- [SET PROBLEM]: Each line containing the word "this" must be reported.

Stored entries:

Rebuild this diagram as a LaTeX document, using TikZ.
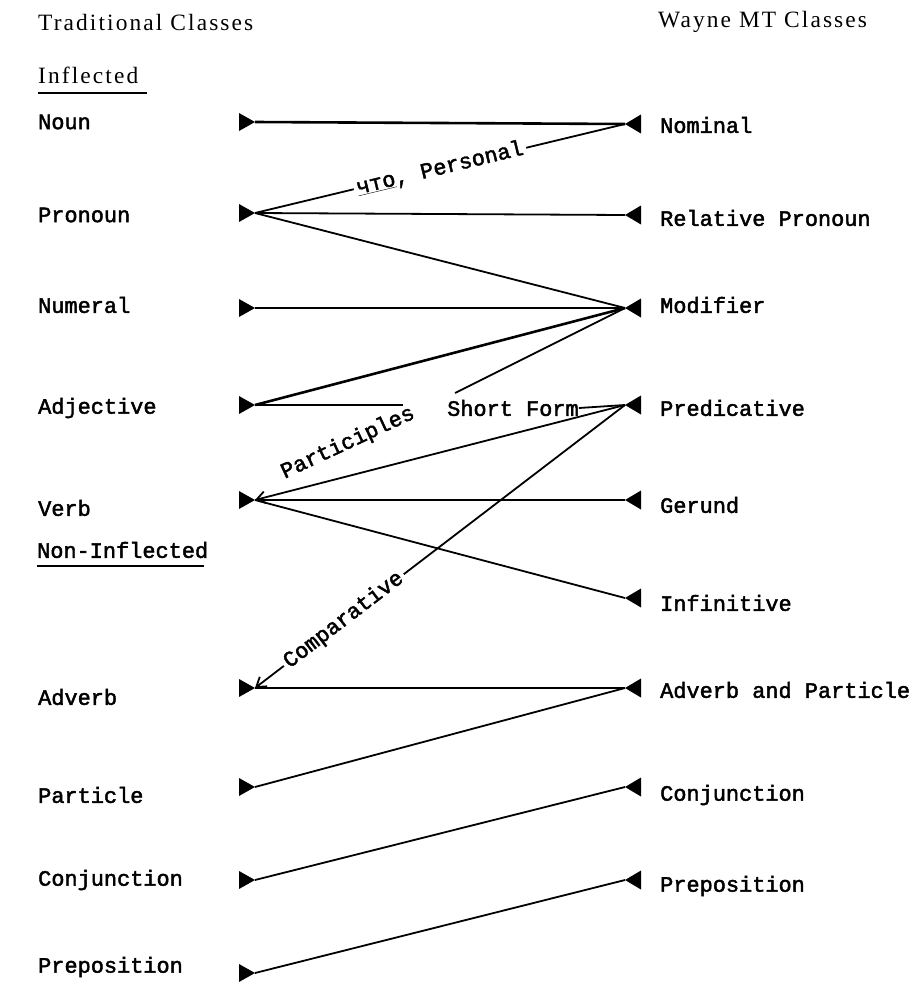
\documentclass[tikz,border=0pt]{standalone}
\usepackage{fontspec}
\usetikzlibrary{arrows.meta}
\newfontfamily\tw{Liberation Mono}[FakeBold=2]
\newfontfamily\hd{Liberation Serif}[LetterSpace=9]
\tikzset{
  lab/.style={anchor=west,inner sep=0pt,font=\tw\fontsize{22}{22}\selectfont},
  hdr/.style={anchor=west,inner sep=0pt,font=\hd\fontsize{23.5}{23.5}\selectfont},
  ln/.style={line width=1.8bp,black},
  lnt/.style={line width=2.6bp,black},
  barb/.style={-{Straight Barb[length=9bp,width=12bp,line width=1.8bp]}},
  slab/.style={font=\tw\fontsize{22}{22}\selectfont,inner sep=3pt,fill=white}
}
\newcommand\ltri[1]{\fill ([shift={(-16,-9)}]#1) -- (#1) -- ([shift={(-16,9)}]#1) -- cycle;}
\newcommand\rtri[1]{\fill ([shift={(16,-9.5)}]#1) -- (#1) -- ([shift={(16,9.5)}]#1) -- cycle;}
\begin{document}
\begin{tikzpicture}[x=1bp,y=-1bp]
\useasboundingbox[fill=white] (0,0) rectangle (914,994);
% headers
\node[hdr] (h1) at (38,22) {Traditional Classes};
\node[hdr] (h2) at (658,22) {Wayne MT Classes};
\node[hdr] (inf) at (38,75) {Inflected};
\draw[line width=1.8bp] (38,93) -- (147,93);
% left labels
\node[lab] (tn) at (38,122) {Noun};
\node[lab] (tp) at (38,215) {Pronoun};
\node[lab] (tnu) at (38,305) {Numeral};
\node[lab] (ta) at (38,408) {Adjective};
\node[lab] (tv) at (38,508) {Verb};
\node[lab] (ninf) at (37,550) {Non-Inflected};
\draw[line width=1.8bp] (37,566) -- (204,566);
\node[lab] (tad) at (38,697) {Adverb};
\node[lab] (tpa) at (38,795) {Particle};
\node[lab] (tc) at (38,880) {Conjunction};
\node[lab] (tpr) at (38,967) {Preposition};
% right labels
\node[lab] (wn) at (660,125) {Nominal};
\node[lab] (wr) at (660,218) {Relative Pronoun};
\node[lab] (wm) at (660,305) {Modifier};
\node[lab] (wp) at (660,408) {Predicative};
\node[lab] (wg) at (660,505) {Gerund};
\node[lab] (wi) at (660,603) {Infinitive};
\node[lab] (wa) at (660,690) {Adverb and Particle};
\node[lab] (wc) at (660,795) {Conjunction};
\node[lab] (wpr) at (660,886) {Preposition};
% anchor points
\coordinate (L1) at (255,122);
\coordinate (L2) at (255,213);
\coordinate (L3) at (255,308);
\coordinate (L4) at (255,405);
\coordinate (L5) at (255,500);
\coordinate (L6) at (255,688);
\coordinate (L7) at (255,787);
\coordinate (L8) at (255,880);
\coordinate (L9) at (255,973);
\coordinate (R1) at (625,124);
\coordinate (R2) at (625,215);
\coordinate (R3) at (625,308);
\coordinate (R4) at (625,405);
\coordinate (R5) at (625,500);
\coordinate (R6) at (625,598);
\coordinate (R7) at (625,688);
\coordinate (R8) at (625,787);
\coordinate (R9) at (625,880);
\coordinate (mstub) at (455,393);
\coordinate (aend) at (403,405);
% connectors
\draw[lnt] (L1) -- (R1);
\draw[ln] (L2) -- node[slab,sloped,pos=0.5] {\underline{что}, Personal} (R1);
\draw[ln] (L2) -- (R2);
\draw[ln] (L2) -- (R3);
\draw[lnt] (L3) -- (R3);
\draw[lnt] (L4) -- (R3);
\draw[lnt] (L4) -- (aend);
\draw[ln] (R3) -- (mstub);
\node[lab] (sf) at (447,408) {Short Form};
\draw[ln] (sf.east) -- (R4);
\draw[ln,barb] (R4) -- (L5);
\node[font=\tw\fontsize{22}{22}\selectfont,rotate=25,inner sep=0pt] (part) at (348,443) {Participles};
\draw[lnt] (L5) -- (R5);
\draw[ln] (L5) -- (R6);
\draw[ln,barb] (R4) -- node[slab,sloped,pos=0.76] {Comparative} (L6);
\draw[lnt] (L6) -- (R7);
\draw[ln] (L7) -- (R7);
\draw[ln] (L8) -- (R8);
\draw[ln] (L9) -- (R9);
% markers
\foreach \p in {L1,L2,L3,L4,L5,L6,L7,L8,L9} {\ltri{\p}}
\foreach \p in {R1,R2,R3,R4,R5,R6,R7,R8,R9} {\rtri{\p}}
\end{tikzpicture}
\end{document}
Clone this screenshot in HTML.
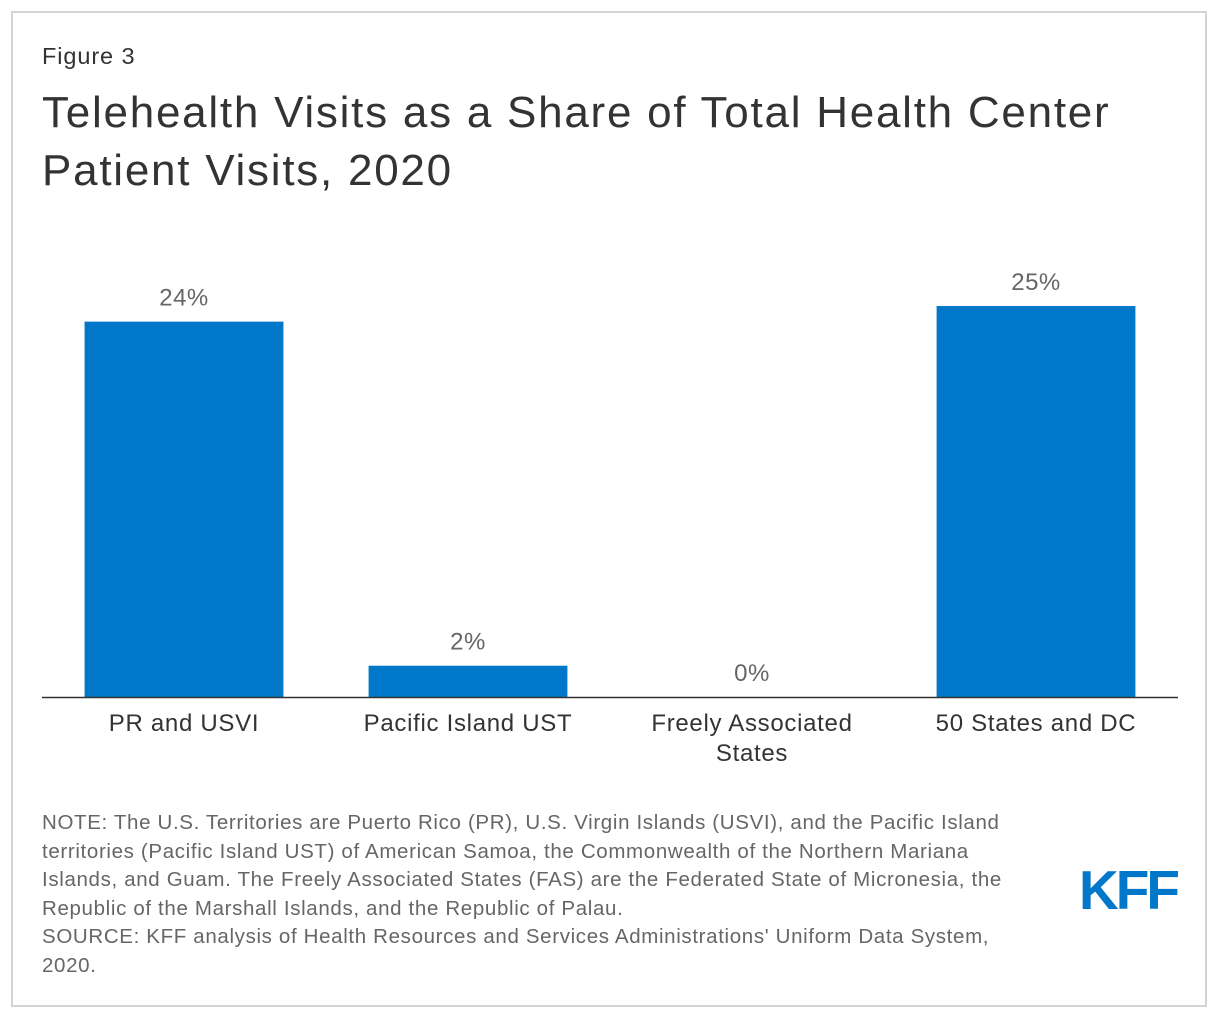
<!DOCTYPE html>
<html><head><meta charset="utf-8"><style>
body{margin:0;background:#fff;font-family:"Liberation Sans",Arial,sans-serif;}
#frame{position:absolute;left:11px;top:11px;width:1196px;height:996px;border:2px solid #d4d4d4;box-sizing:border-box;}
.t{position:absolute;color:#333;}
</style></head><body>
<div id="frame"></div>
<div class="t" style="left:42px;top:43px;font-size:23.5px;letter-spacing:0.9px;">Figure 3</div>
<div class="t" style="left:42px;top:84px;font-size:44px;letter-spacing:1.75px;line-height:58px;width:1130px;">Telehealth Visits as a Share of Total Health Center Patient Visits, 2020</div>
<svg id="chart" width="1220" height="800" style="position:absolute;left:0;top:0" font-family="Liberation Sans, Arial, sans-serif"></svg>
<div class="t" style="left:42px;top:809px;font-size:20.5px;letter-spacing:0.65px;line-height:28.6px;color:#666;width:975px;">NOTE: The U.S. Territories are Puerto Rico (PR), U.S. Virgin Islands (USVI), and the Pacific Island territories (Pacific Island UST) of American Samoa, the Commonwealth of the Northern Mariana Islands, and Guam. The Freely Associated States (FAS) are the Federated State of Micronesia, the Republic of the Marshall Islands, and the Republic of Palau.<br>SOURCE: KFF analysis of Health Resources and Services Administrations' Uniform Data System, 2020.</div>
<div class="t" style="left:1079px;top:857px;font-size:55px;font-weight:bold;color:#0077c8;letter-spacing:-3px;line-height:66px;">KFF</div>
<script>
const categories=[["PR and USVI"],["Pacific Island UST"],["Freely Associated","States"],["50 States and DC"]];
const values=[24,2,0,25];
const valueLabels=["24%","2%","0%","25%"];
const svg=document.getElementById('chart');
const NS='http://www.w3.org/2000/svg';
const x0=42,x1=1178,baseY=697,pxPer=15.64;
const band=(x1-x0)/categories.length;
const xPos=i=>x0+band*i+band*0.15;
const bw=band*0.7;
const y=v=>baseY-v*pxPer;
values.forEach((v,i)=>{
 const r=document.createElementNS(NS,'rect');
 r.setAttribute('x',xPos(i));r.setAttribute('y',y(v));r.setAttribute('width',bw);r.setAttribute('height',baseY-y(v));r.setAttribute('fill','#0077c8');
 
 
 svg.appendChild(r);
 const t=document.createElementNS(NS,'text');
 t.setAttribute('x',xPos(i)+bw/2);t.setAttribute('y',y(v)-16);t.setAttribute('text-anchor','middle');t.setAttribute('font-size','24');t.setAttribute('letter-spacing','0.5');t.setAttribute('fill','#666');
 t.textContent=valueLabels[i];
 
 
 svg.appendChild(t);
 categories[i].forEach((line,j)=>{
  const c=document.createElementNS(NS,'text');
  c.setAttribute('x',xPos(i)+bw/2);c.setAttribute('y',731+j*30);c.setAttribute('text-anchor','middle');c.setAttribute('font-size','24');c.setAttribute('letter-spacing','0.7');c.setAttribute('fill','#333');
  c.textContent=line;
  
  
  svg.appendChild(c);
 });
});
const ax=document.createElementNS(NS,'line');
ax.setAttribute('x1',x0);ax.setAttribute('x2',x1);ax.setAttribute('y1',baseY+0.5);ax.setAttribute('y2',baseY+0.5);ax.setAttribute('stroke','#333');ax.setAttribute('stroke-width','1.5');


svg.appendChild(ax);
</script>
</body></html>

- [TASK RESPONSE]:
Rebuild this diagram as a LaTeX document, using TikZ.
Clone this screenshot in HTML.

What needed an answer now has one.